A Georgia business owner has sparked a controversial debate about whether carrying guns at work makes you safer or just invites violence to your place of employment.
Lance Toland is the owner of a small company that specializes in aviation insurance. His business operates out of three offices based at small airports in Georgia.
Toland’s business reportedly has never had issues with crime but he claims, “Anyone can slip in these days if they want to. I don't have a social agenda here. I have a safety agenda.”
Based on his comments, Toland believes just because crime hasn't happened, doesn't mean it won't ever happen.
This logic is why he has made it mandatory for his staff to carry guns on the job. He requires each of his employees to get a concealed-carry permit — which he pays the $65 fee for — and undergo professional training.

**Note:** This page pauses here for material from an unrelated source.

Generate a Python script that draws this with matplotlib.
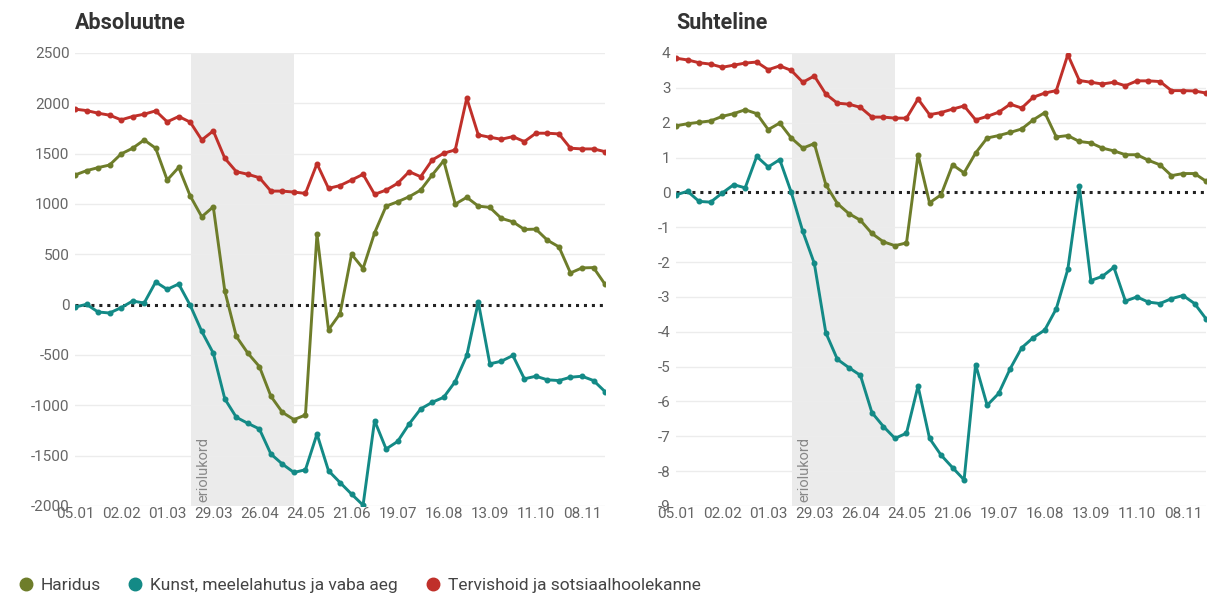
import matplotlib
matplotlib.use("Agg")
import matplotlib.pyplot as plt
from matplotlib.lines import Line2D
import numpy as np

plt.rcParams['font.family'] = ['Roboto', 'DejaVu Sans']

# ---- data ----
tick_labels = ['05.01', '02.02', '01.03', '29.03', '26.04', '24.05',
               '21.06', '19.07', '16.08', '13.09', '11.10', '08.11']
n_weeks = 47

abs_haridus = [1288, 1331, 1361, 1387, 1497, 1554, 1636, 1554, 1238, 1364,
               1079, 873, 972, 135, -316, -482, -615, -910, -1070, -1142,
               -1096, 700, -250, -90, 501, 359, 713, 979, 1022, 1072,
               1138, 1288, 1430, 999, 1066, 979, 966, 857, 823, 747,
               750, 640, 574, 315, 365, 368, 202]
abs_kunst = [-24, 3, -73, -83, -30, 36, 16, 225, 152, 205,
             -7, -266, -482, -936, -1119, -1179, -1235, -1484, -1584, -1667,
             -1640, -1285, -1650, -1767, -1882, -1992, -1152, -1434, -1359, -1185,
             -1036, -970, -920, -764, -505, 26, -588, -562, -505, -737,
             -711, -747, -754, -721, -711, -754, -864]
abs_tervis = [1942, 1928, 1902, 1882, 1836, 1869, 1892, 1925, 1816, 1869,
              1813, 1636, 1726, 1454, 1321, 1295, 1261, 1128, 1128, 1118,
              1105, 1400, 1155, 1183, 1238, 1295, 1096, 1138, 1205, 1321,
              1271, 1437, 1504, 1537, 2052, 1686, 1663, 1643, 1669, 1620,
              1703, 1703, 1696, 1554, 1547, 1547, 1520]

rel_haridus = [1.91, 1.97, 2.01, 2.05, 2.18, 2.26, 2.37, 2.26, 1.80, 1.99,
               1.56, 1.27, 1.40, 0.22, -0.32, -0.61, -0.80, -1.18, -1.42, -1.53,
               -1.45, 1.08, -0.30, -0.07, 0.79, 0.56, 1.13, 1.56, 1.63, 1.72,
               1.82, 2.08, 2.29, 1.59, 1.63, 1.46, 1.42, 1.27, 1.19, 1.08,
               1.08, 0.92, 0.79, 0.48, 0.54, 0.54, 0.32]
rel_kunst = [-0.07, 0.03, -0.26, -0.28, -0.02, 0.22, 0.13, 1.03, 0.73, 0.94,
             0.0, -1.12, -2.04, -4.03, -4.79, -5.03, -5.25, -6.32, -6.72, -7.06,
             -6.91, -5.56, -7.06, -7.54, -7.90, -8.25, -4.94, -6.11, -5.77, -5.06,
             -4.46, -4.17, -3.95, -3.34, -2.21, 0.17, -2.53, -2.41, -2.15, -3.12,
             -3.00, -3.15, -3.19, -3.05, -2.96, -3.19, -3.63]
rel_tervis = [3.85, 3.80, 3.72, 3.68, 3.59, 3.65, 3.71, 3.74, 3.52, 3.63,
              3.50, 3.16, 3.34, 2.82, 2.56, 2.53, 2.44, 2.16, 2.16, 2.13,
              2.13, 2.68, 2.23, 2.29, 2.39, 2.48, 2.08, 2.18, 2.30, 2.53,
              2.42, 2.73, 2.85, 2.92, 3.95, 3.21, 3.16, 3.11, 3.16, 3.06,
              3.20, 3.20, 3.18, 2.92, 2.92, 2.91, 2.85]

series_names = ['Haridus', 'Kunst, meelelahutus ja vaba aeg',
                'Tervishoid ja sotsiaalhoolekanne']
colors = ['#6e7d2a', '#138a86', '#c0302a']

lockdown_start = 10.1
lockdown_end = 19.0
lockdown_label = 'eriolukord'

# ---- figure ----
fig = plt.figure(figsize=(12.12, 6.0), dpi=100)
ax1 = fig.add_axes([0.0619, 0.1567, 0.4373, 0.755])
ax2 = fig.add_axes([0.5578, 0.1567, 0.4373, 0.755])

x = np.arange(n_weeks)
tick_pos = np.arange(0, n_weeks, 4)[:len(tick_labels)]


def style(ax, data, ylim, yticks, title, label_y):
    ax.axvspan(lockdown_start, lockdown_end, color='#ebebeb', zorder=0, lw=0)
    for yt in yticks:
        if yt != 0:
            ax.axhline(yt, color='#ececec', lw=1.0, zorder=1)
    ax.axhline(0, color='#222222', lw=2.2, ls=(0, (1, 1.6)), zorder=2)
    for vals, c in zip(data, colors):
        ax.plot(x, vals, color=c, lw=2.1, marker='o', ms=3.3, zorder=3)
    ax.set_xlim(0, n_weeks - 1)
    ax.set_ylim(*ylim)
    ax.set_yticks(yticks)
    ax.set_yticklabels([str(v) for v in yticks])
    ax.set_xticks(tick_pos)
    ax.set_xticklabels(tick_labels)
    ax.tick_params(axis='both', length=0, labelsize=11, labelcolor='#666666')
    ax.tick_params(axis='y', pad=4)
    ax.tick_params(axis='x', pad=1)
    for s in ax.spines.values():
        s.set_visible(False)
    ax.set_title(title, loc='left', fontsize=15.5, fontweight='bold',
                 color='#333333', pad=17)
    ax.text(lockdown_start + 1.0, label_y, lockdown_label, rotation=90,
            ha='center', va='bottom', fontsize=10.5, color='#888888', zorder=2)


style(ax1, [abs_haridus, abs_kunst, abs_tervis], (-2000, 2500),
      list(range(-2000, 2501, 500)), 'Absoluutne', -1960)
style(ax2, [rel_haridus, rel_kunst, rel_tervis], (-9, 4),
      list(range(-9, 5)), 'Suhteline', -8.88)

handles = [Line2D([], [], ls='none', marker='o', ms=9, color=c) for c in colors]
fig.legend(handles, series_names, loc='center left',
           bbox_to_anchor=(0.001, 0.024), ncol=3, frameon=False,
           fontsize=12.5, labelcolor='#444444', handletextpad=0.36,
           columnspacing=1.5, handlelength=1.0)

fig.savefig('out.png', dpi=100, facecolor='white')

Once the prerequisites are met, Toland distributes a Taurus revolver referred to as “The Judge” to each employee. He entrusts all of his staff with the powerful firearm which can spray pellets like a shotgun.
"It is a weapon, and it is a lethal weapon," said Toland. "When a perpetrator comes into the home or the office, they have started a fire. And this is a fire extinguisher."
Toland claims that none of his employees are against the mandate and have even expressed that they were relieved to have guns because they were “tired of being afraid.”
However, it’s unclear what the employees would have been afraid of since the company has no history with crime. Any fears they may have carried seem unwarranted.
Employers running high risk businesses such as convenience stores and taxi companies have been known to impose a similar requirement, which is certainly more understandable than an insurance agency.
One conceivable danger of requiring employees to carry weapons is that the workplace can be a tense and stressful environment. Everyone is prone to a really bad day and when that happens, someone could impulsively snap and initiate a workplace shooting rather than prevent or thwart one.
Toland went through the traumatic ordeal of losing his uncle — who was like a father to him — in a robbery at the convenience store he worked at back in 1979. Toland’s uncle was unarmed when the robbery took place.
While that story is heartbreaking and certainly explains the root of Toland’s fears, it doesn’t quite justify why carrying guns at an insurance agency is necessary. Convenience stores are commonly susceptible to more danger than other professions; robberies, unfortunately, are expected to occur at those establishments.
Perhaps if Toland owned a gas station or liquor store, his mandate wouldn’t seem so far-fetched but by arming every person who works for him with a 2 pound, 9-inch long firearm, it almost seems as if he is looking for crime to come his way.